The project is part of the larger Gateway Program which envisions expanding and rebuilding the rail line between Newark, New Jersey and New York City through a number of projects, including the new Portal North Bridge, which broke ground last year and is supported by $900 million in federal funding.

Today’s Mega grant announcement is the first of several funding announcements for the project expected this year and the most significant federal funding for the Gateway Hudson Tunnel Project to date. 

The Administration is committed to providing the billions of dollars in funding necessary to ensure that this critical project is completed. Later this year, if and when additional milestones are met by the states and other parties, a full funding agreement will be completed.

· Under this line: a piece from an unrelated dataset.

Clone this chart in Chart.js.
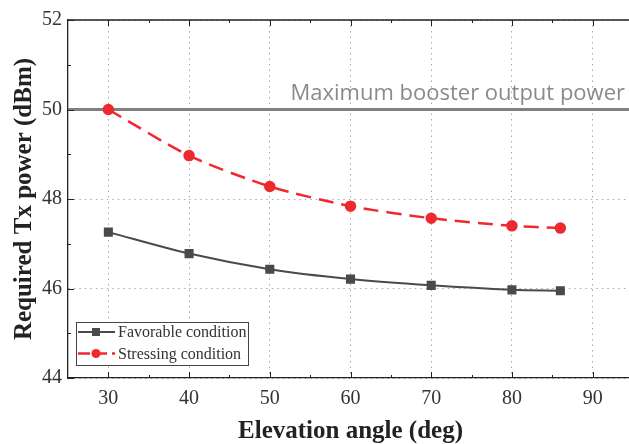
<!DOCTYPE html>
<html>
<head>
<meta charset="utf-8">
<script src="https://cdn.jsdelivr.net/npm/chart.js@4"></script>
<style>
  html, body { margin: 0; padding: 0; background: #fff; overflow: hidden; }
  #wrap { width: 640px; height: 444px; }
</style>
</head>
<body>
<div id="wrap"><canvas id="chart"></canvas></div>
<script>
// elevation angles (deg)
const angles = [30, 40, 50, 60, 70, 80, 86];
// required Tx power (dBm)
const favorable = [47.26, 46.78, 46.43, 46.21, 46.07, 45.97, 45.95];
const stressing = [50.0, 48.97, 48.28, 47.84, 47.57, 47.40, 47.35];
// max booster output power
const maxPower = 50;
const maxLabel = 'Maximum booster output power';

const xTicks = [30, 40, 50, 60, 70, 80, 90];
const xMinor = [35, 45, 55, 65, 75, 85];
const yTicks = [44, 46, 48, 50, 52];
const yMinor = [45, 47, 49, 51];

const serif = "'Liberation Serif', 'Times New Roman', serif";

const pts = (ys) => angles.map((a, i) => ({ x: a, y: ys[i] }));

// frame, inward ticks, max label, legend
const extras = {
  id: 'extras',
  afterDraw(chart) {
    const { ctx, chartArea: ca, scales: { x, y } } = chart;
    ctx.save();
    ctx.strokeStyle = '#222';
    ctx.lineWidth = 1.3;
    // top/right frame
    ctx.beginPath();
    ctx.moveTo(ca.left, ca.top); ctx.lineTo(ca.right, ca.top); ctx.lineTo(ca.right, ca.bottom);
    ctx.stroke();
    // inward ticks
    ctx.lineWidth = 1;
    ctx.beginPath();
    xTicks.forEach(v => {
      const px = Math.round(x.getPixelForValue(v)) + 0.5;
      ctx.moveTo(px, ca.bottom); ctx.lineTo(px, ca.bottom - 6);
      ctx.moveTo(px, ca.top); ctx.lineTo(px, ca.top + 6);
    });
    xMinor.forEach(v => {
      const px = Math.round(x.getPixelForValue(v)) + 0.5;
      ctx.moveTo(px, ca.bottom); ctx.lineTo(px, ca.bottom - 3);
      ctx.moveTo(px, ca.top); ctx.lineTo(px, ca.top + 3);
    });
    yTicks.forEach(v => {
      const py = Math.round(y.getPixelForValue(v)) + 0.5;
      ctx.moveTo(ca.left, py); ctx.lineTo(ca.left + 6, py);
    });
    yMinor.forEach(v => {
      const py = Math.round(y.getPixelForValue(v)) + 0.5;
      ctx.moveTo(ca.left, py); ctx.lineTo(ca.left + 3, py);
    });
    ctx.stroke();

    // max line label
    ctx.fillStyle = '#8a8a8a';
    ctx.font = "22px 'Open Sans', 'Noto Sans', sans-serif";
    ctx.textAlign = 'right';
    ctx.textBaseline = 'alphabetic';
    ctx.fillText(maxLabel, 625, y.getPixelForValue(maxPower) - 10);

    // legend
    const lx = ca.left + 8, ly = ca.bottom - 56, lw = 172, lh = 43;
    ctx.fillStyle = '#fff';
    ctx.fillRect(lx, ly, lw, lh);
    ctx.strokeStyle = '#444';
    ctx.lineWidth = 1;
    ctx.strokeRect(lx + 0.5, ly + 0.5, lw, lh);
    chart.data.datasets.slice(0, 2).forEach((ds, i) => {
      const cy = ly + 10 + i * 21.5;
      ctx.save();
      ctx.strokeStyle = ds.borderColor;
      ctx.lineWidth = ds.borderWidth;
      ctx.setLineDash(ds.borderDash ? [12, 5] : []);
      ctx.beginPath();
      ctx.moveTo(lx + 2, cy); ctx.lineTo(lx + 39, cy);
      ctx.stroke();
      ctx.restore();
      ctx.fillStyle = ds.pointBackgroundColor;
      if (ds.pointStyle === 'rect') {
        ctx.fillRect(lx + 16, cy - 4, 8, 8);
      } else {
        ctx.beginPath(); ctx.arc(lx + 20, cy, 4.5, 0, Math.PI * 2); ctx.fill();
      }
      ctx.fillStyle = '#333';
      ctx.font = '16px ' + serif;
      ctx.textAlign = 'left';
      ctx.textBaseline = 'middle';
      ctx.fillText(ds.label, lx + 42, cy + 1);
    });
    ctx.restore();
  }
};

new Chart(document.getElementById('chart'), {
  type: 'line',
  data: {
    datasets: [
      {
        label: 'Favorable condition',
        data: pts(favorable),
        borderColor: '#4a4a4a',
        backgroundColor: '#4a4a4a',
        pointBackgroundColor: '#4a4a4a',
        pointBorderColor: '#4a4a4a',
        borderWidth: 2,
        pointStyle: 'rect',
        pointRadius: 5,
        tension: 0.3
      },
      {
        label: 'Stressing condition',
        data: pts(stressing),
        borderColor: '#ee2a2e',
        backgroundColor: '#ee2a2e',
        pointBackgroundColor: '#ee2a2e',
        pointBorderColor: '#ee2a2e',
        borderWidth: 2.5,
        borderDash: [15, 8],
        pointStyle: 'circle',
        pointRadius: 4.5,
        tension: 0.25
      },
      {
        label: maxLabel,
        data: [{ x: 25, y: maxPower }, { x: 95, y: maxPower }],
        borderColor: '#808080',
        borderWidth: 3,
        pointRadius: 0
      }
    ]
  },
  options: {
    responsive: true,
    maintainAspectRatio: false,
    animation: false,
    layout: { padding: { top: 20, right: 3, left: 0, bottom: 0 } },
    plugins: { legend: { display: false }, tooltip: { enabled: false } },
    scales: {
      x: {
        type: 'linear',
        min: 25,
        max: 95,
        afterBuildTicks: s => { s.ticks = xTicks.map(v => ({ value: v })); },
        afterFit: s => { s.height = 66; },
        grid: { color: '#aaaaaa', drawTicks: false },
        border: { color: '#222', width: 1.3, dash: [1.5, 4] },
        ticks: { color: '#333', padding: 9, font: { family: serif, size: 20 } },
        title: {
          display: true, text: 'Elevation angle (deg)', color: '#222',
          font: { family: serif, size: 25, weight: 'bold' }, padding: { top: 0, bottom: -3 }
        }
      },
      y: {
        min: 44,
        max: 52,
        afterBuildTicks: s => { s.ticks = yTicks.map(v => ({ value: v })); },
        afterFit: s => { s.width = 68; },
        grid: { color: '#aaaaaa', drawTicks: false },
        border: { color: '#222', width: 1.3, dash: [1.5, 4] },
        ticks: { color: '#333', padding: 6, font: { family: serif, size: 20 } },
        title: {
          display: true, text: 'Required Tx power (dBm)', color: '#222',
          font: { family: serif, size: 25, weight: 'bold' }, padding: { top: 10, bottom: 0 }
        }
      }
    }
  },
  plugins: [extras]
});
</script>
</body>
</html>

President Biden’s Bipartisan Infrastructure Law makes the largest investment in passenger rail since the creation of Amtrak, with a $66 billion investment in rail. After waiting years for new federal funding, 2023 will be a year in which major rail projects along the 450-mile Northeast Corridor between Washington, DC, and Boston, receive their first significant funding.

New Mega Project Grants

The Mega grant program, created by the infrastructure law, funds projects that are too large or complex for traditional funding programs. Eligible projects include highway, bridge, freight, port, passenger rail, and public transportation projects that are a part of one of the other project types.   The Mega program will invest a total of $5 billion through 2026 to help rebuild the United States’ infrastructure for the benefit of residents now and for generations to come.

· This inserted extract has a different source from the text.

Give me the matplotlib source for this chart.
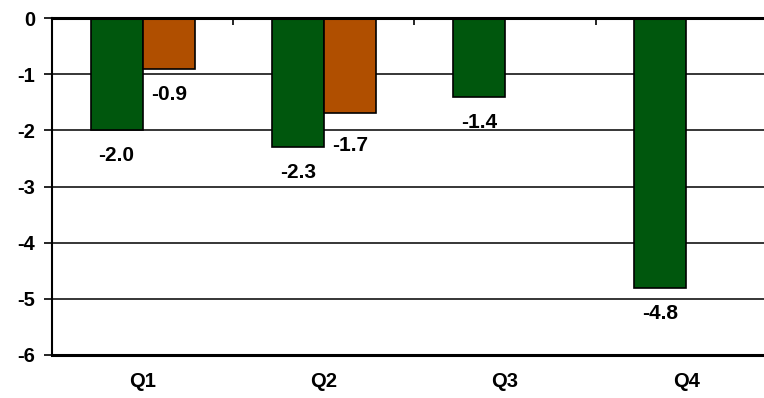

Beyond the Hudson Tunnel concrete casing project, the Administration is announcing projects of regional and national economic significance that are receiving Mega grant awards including:

  • $250 million for the Brent Spence Bridge connecting Kentucky and Ohio, part of a total investment of $1.6 Billion from the infrastructure law to build a new companion bridge and rehab an existing bridge along a major freight corridor on I-75. Earlier this month, the President and Senate Minority Leader McConnell visited the Brent Spence Bridge to announce this funding.
  • $150 million to the Louisiana Department of Transportation for the Calcasieu River Bridge Replacement which will increase capacity on a critical stretch of Interstate 10 which is an important freight route;
  • $117 million to the Metra Commuter Railroad in Illinois to make improvements on the Metra Union Pacific-North line on a two-mile corridor from the Addison to Fullerton rail bridges, replacing approximately 11 bridges, 4 miles of track structure, and more than 1.75 miles of retaining walls along Metra’s UP-N line;
  • $110 to the North Carolina Department of Transportation to replace the Alligator River Bridge on U.S. Highway 64 with a modern high-rise fixed span bridge along the primary east-west route in northeastern North Carolina between I-95 and the Outer Banks;
  • $85 million to the Oklahoma Department of Transportation for I-44 and US-75 improvements along a critical urban freight corridor near Tulsa, including vehicular, pedestrian and bicycle infrastructure improvements;
  • $78 million to the City of Philadelphia to make improvements along approximately 12.3 miles of Roosevelt Boulevard, from North Broad Street to the Bucks County line including making traffic signal upgrades, constructing intersection and roadway reconfigurations, constructing median barriers and pedestrian refuge islands, making corridor access management improvements, constructing complete streets improvements for accessibility, pedestrian, and bicycle improvements, as well as installing new business access and transit lanes;
  • $60 million to the Mississippi Department of Transportation to widen I-10 in Harrison and Hancock counties along a major freight corridor of regional significance; and,
  • $30 million to the California Department of Transportation (Santa Cruz County) for the Watsonville-Cruz Multimodal Corridor Program which will construct approximately 2.5 miles of State Route 1 auxiliary lanes and a Bus on Shoulder facility between Freedom Boulevard and State Park Drive, construct approximately 1.25 miles of the New Coastal Rail Trail within Santa Cruz Branch Rail Line right-of-way, and fund the purchase of 4 new zero-emission buses.